# EXERCISE DIRECTIONS
Tell how many lines have the string "drawn" in them, and write nothing besides the number.

== == ==

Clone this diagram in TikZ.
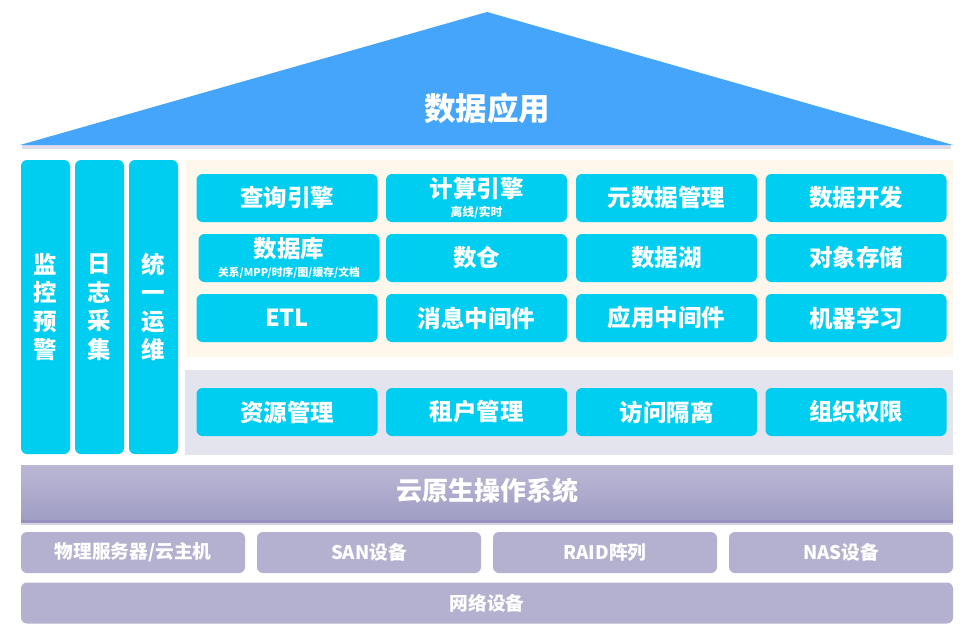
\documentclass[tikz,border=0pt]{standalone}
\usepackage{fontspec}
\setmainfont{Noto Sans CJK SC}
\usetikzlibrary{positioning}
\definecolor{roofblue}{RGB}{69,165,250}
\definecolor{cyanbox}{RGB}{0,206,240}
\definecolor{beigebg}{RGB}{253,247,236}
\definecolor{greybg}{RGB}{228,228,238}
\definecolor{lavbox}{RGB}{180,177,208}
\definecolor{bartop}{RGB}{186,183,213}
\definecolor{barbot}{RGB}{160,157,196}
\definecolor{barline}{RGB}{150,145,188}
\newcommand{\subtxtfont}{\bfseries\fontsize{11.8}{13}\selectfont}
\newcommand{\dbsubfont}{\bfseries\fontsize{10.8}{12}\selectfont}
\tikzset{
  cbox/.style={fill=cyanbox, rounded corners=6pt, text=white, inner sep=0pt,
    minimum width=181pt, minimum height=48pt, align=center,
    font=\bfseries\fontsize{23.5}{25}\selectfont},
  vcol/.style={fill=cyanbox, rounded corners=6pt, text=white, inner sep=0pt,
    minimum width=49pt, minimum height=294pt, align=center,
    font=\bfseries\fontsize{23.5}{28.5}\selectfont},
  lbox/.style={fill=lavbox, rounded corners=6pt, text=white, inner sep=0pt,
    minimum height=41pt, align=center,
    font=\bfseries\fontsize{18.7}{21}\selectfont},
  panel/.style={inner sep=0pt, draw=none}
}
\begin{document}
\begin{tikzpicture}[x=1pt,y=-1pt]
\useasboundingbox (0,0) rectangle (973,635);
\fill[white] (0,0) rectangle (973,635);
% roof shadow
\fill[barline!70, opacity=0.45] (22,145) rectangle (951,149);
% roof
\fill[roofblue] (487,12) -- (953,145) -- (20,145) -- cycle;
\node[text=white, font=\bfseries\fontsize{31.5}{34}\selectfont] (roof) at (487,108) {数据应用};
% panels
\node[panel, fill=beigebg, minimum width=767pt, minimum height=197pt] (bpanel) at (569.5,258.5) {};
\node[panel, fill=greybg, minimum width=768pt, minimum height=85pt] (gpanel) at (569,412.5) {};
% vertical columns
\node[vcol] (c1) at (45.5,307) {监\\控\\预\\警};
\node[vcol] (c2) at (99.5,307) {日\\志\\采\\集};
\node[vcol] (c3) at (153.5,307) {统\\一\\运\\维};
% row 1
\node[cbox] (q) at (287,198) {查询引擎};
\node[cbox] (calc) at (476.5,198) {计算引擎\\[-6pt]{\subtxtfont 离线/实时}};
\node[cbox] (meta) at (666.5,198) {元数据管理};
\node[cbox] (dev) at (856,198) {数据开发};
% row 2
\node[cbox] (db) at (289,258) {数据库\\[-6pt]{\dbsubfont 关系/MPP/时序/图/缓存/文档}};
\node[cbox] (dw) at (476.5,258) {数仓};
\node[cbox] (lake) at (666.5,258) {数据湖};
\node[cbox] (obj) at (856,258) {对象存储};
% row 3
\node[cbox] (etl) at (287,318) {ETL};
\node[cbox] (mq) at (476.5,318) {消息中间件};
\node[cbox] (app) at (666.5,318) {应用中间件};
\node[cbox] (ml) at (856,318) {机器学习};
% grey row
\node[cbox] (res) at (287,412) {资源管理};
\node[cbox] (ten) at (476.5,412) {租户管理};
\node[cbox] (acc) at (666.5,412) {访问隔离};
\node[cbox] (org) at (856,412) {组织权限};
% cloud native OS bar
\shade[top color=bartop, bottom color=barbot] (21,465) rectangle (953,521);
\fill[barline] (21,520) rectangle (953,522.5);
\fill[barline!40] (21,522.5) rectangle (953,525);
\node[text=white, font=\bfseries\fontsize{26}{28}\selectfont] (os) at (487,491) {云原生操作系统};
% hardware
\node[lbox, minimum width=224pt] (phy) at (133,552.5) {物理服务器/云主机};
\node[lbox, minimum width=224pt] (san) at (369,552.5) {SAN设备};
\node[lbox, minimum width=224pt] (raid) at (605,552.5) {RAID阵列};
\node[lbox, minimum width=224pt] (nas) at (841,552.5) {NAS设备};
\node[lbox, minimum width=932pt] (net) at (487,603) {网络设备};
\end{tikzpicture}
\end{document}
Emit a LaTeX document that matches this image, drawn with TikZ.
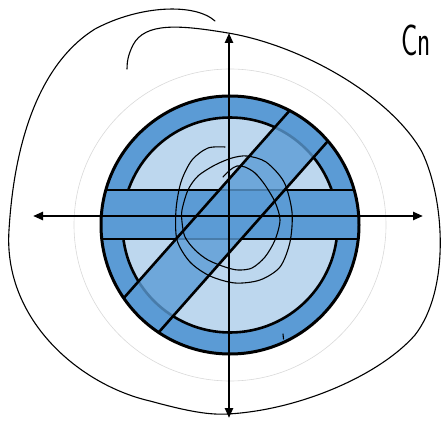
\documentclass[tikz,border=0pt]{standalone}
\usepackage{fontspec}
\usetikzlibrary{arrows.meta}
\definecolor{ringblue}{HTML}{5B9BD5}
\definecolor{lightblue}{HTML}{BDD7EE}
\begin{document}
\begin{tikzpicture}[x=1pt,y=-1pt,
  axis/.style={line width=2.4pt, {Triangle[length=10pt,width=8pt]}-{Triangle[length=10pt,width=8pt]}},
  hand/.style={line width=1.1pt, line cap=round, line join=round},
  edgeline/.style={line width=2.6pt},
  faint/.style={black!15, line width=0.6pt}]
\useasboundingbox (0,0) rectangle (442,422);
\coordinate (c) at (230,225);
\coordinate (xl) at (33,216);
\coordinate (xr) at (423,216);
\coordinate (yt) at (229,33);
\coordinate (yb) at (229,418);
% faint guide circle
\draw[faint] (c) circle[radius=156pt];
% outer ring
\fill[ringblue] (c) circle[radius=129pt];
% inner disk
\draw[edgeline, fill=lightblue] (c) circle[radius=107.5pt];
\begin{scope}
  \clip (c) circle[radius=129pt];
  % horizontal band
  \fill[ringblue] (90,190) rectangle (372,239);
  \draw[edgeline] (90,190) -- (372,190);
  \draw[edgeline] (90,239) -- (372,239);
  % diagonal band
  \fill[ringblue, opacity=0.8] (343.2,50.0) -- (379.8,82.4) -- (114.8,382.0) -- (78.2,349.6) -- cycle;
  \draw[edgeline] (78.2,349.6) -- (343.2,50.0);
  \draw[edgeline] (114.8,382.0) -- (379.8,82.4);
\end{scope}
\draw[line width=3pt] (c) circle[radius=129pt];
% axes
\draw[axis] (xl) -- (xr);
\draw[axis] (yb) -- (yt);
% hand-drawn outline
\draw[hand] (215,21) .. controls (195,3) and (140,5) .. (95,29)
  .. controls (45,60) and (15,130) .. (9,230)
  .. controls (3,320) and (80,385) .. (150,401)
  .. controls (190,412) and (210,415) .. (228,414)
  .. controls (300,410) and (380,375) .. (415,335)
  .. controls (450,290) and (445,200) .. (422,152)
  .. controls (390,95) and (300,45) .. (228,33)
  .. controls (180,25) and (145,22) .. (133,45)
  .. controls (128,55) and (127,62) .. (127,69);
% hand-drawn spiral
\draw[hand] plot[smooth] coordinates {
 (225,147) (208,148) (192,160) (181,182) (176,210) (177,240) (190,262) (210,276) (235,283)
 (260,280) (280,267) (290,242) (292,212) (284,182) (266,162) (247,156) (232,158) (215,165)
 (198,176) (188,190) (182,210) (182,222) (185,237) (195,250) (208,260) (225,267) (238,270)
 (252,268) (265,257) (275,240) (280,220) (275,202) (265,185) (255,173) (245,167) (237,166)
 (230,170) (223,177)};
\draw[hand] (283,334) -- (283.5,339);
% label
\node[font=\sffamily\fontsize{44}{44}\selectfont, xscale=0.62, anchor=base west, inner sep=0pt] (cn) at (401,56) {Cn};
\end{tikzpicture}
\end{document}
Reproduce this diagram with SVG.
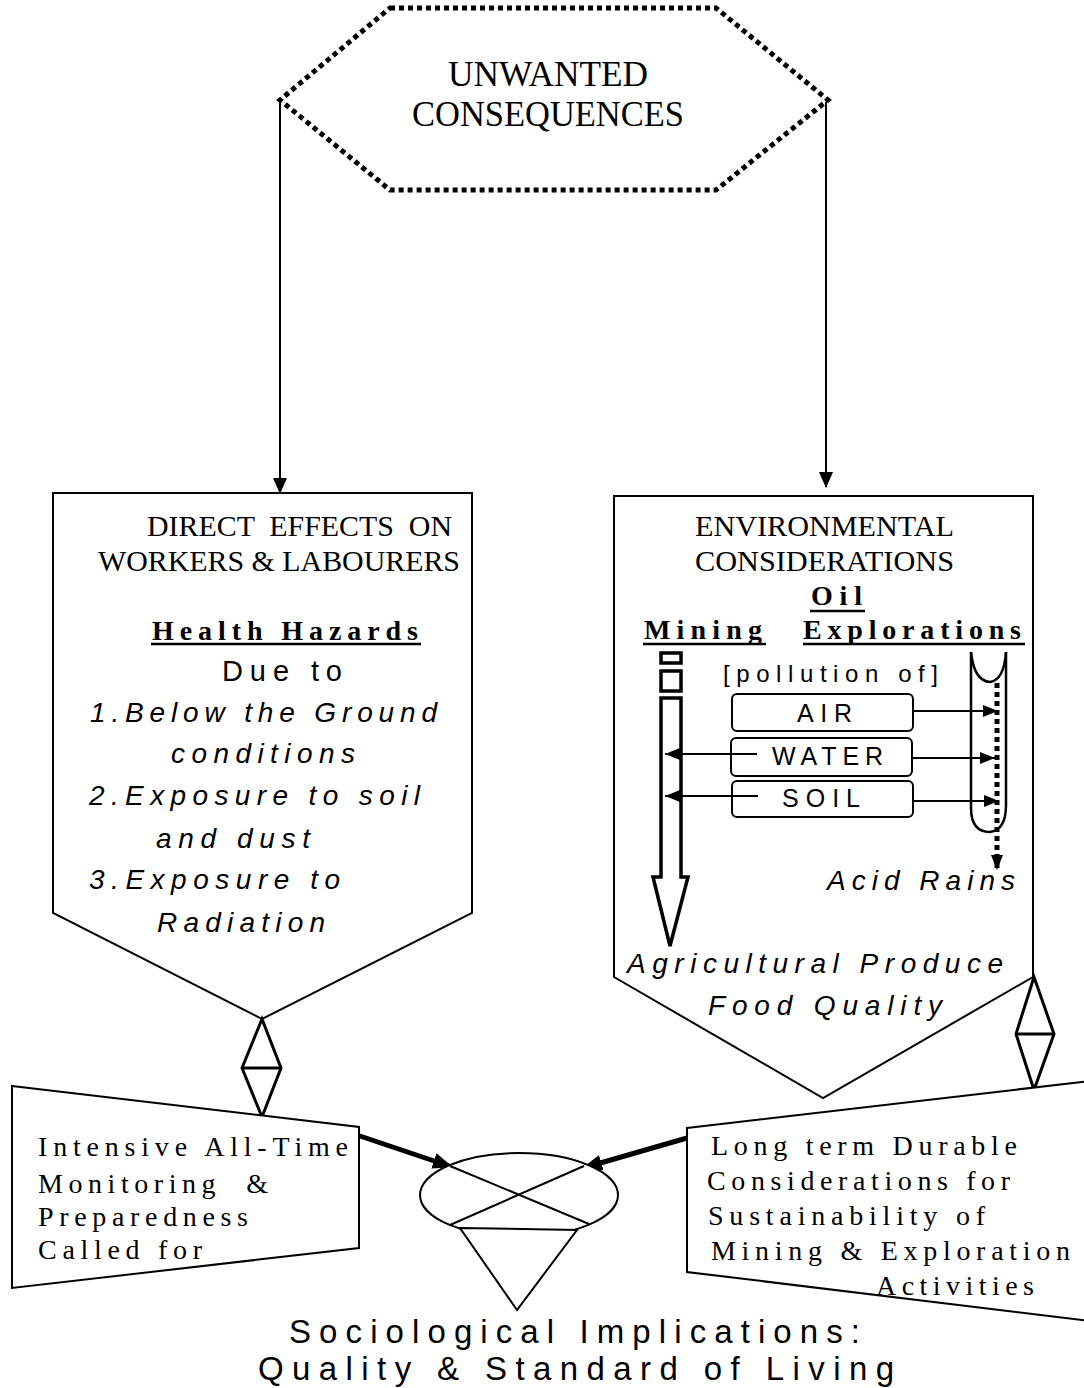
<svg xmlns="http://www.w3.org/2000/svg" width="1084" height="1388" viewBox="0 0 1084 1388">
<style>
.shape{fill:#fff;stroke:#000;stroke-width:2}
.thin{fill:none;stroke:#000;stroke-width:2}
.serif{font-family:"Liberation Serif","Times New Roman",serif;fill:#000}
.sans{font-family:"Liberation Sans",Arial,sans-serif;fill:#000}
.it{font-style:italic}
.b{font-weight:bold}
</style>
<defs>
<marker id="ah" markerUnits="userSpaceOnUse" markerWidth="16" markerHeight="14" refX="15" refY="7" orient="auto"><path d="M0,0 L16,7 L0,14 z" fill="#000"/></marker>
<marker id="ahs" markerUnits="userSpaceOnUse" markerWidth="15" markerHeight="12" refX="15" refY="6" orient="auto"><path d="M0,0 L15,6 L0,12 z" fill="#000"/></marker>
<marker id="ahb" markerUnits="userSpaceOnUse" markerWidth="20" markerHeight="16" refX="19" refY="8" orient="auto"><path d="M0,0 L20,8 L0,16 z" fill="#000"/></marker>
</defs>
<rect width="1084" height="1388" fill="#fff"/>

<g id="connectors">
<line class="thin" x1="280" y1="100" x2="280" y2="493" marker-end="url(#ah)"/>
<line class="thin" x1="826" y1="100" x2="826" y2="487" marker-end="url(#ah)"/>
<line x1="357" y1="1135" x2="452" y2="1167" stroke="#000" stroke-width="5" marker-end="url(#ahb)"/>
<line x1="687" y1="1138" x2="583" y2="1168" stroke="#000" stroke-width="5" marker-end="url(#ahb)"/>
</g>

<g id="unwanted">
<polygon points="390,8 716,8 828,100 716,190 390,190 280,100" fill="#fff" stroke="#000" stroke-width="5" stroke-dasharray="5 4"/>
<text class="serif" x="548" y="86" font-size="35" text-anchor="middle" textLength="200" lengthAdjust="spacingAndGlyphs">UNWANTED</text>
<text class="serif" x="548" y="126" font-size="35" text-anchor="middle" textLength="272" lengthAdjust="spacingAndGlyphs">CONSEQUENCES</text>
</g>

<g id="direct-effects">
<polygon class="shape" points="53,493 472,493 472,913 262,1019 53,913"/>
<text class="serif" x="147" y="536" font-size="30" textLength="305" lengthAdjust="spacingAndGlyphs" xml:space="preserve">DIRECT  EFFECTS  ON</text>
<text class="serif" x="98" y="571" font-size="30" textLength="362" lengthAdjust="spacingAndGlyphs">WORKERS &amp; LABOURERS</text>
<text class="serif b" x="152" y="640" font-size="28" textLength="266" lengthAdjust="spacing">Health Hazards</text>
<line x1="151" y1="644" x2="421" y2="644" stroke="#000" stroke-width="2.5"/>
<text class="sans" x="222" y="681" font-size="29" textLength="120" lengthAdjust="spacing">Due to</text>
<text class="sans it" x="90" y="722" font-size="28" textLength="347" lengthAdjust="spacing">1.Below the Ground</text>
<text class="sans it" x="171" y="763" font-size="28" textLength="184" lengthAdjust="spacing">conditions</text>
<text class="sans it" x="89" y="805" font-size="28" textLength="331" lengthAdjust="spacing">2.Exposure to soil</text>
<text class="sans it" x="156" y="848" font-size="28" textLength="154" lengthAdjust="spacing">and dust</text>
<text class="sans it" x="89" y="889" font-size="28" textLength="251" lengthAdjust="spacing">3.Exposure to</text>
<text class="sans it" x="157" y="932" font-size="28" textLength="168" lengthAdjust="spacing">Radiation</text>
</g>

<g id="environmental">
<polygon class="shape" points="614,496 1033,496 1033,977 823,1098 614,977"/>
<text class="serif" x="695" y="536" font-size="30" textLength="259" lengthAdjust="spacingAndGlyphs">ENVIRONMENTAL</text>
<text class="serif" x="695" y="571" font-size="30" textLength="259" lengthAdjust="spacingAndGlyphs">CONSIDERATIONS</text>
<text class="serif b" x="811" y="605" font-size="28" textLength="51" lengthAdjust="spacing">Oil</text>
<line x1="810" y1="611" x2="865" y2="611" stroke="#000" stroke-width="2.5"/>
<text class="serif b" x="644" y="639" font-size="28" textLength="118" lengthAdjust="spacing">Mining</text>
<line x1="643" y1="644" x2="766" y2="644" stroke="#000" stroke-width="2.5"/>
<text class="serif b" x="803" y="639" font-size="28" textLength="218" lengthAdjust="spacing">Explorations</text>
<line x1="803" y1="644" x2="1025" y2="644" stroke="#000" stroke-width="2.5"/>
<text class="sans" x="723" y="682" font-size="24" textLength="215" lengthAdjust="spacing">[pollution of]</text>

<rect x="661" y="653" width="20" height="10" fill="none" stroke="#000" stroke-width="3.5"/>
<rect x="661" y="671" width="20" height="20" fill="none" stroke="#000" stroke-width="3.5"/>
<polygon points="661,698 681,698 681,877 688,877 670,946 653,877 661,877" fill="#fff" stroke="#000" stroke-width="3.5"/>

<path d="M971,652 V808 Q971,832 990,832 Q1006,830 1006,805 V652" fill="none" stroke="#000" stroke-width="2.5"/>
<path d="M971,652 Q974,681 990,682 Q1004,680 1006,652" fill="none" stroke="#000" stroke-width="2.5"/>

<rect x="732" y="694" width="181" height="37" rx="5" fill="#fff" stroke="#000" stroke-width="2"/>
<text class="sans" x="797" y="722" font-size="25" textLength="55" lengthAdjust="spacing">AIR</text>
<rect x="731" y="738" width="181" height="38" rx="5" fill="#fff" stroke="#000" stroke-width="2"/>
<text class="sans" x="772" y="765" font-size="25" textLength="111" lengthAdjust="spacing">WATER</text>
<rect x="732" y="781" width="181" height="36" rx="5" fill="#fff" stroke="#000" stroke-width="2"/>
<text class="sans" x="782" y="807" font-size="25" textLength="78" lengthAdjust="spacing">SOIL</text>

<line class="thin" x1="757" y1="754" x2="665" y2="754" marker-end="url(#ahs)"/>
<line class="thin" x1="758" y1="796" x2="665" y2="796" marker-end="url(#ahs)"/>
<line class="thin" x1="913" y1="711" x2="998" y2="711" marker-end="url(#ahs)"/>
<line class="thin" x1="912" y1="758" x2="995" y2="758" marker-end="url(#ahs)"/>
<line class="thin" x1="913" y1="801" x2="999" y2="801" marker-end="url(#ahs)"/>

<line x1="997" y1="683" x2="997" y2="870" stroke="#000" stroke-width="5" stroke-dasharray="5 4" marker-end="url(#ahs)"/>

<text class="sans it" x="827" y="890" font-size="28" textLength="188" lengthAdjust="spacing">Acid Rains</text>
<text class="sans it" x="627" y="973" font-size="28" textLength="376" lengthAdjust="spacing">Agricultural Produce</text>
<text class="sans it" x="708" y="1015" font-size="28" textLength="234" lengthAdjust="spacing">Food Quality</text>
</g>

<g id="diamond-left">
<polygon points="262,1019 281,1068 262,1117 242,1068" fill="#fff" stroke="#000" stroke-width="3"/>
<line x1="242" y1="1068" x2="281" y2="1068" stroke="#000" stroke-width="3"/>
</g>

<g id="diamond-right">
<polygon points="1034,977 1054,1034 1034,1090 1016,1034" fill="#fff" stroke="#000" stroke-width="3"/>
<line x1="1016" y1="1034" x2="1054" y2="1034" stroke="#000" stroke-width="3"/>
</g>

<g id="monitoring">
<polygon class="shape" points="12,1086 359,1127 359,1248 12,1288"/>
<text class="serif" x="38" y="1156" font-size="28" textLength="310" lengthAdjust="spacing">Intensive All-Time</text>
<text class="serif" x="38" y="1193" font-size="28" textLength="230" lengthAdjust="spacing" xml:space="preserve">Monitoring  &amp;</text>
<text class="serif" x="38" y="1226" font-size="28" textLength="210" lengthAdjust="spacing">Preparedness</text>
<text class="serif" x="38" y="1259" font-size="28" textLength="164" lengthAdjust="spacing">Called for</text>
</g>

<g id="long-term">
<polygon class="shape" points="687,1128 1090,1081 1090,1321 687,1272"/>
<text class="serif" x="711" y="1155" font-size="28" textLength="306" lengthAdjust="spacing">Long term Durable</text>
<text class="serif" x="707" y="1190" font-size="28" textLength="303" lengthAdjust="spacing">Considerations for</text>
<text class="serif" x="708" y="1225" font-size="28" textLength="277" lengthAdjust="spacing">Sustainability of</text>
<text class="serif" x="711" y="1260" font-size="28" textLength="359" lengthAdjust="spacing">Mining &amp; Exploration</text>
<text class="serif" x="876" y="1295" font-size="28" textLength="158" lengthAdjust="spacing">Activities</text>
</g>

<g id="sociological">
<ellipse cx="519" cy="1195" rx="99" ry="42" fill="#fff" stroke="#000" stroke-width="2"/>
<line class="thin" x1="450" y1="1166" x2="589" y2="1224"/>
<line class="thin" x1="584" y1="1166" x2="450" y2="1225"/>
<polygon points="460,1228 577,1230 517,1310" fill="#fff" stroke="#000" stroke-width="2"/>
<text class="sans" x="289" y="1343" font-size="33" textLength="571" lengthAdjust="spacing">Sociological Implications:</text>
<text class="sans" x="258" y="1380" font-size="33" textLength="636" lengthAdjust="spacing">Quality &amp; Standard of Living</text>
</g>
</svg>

== == ==

# WRITTEN RESPONSE
3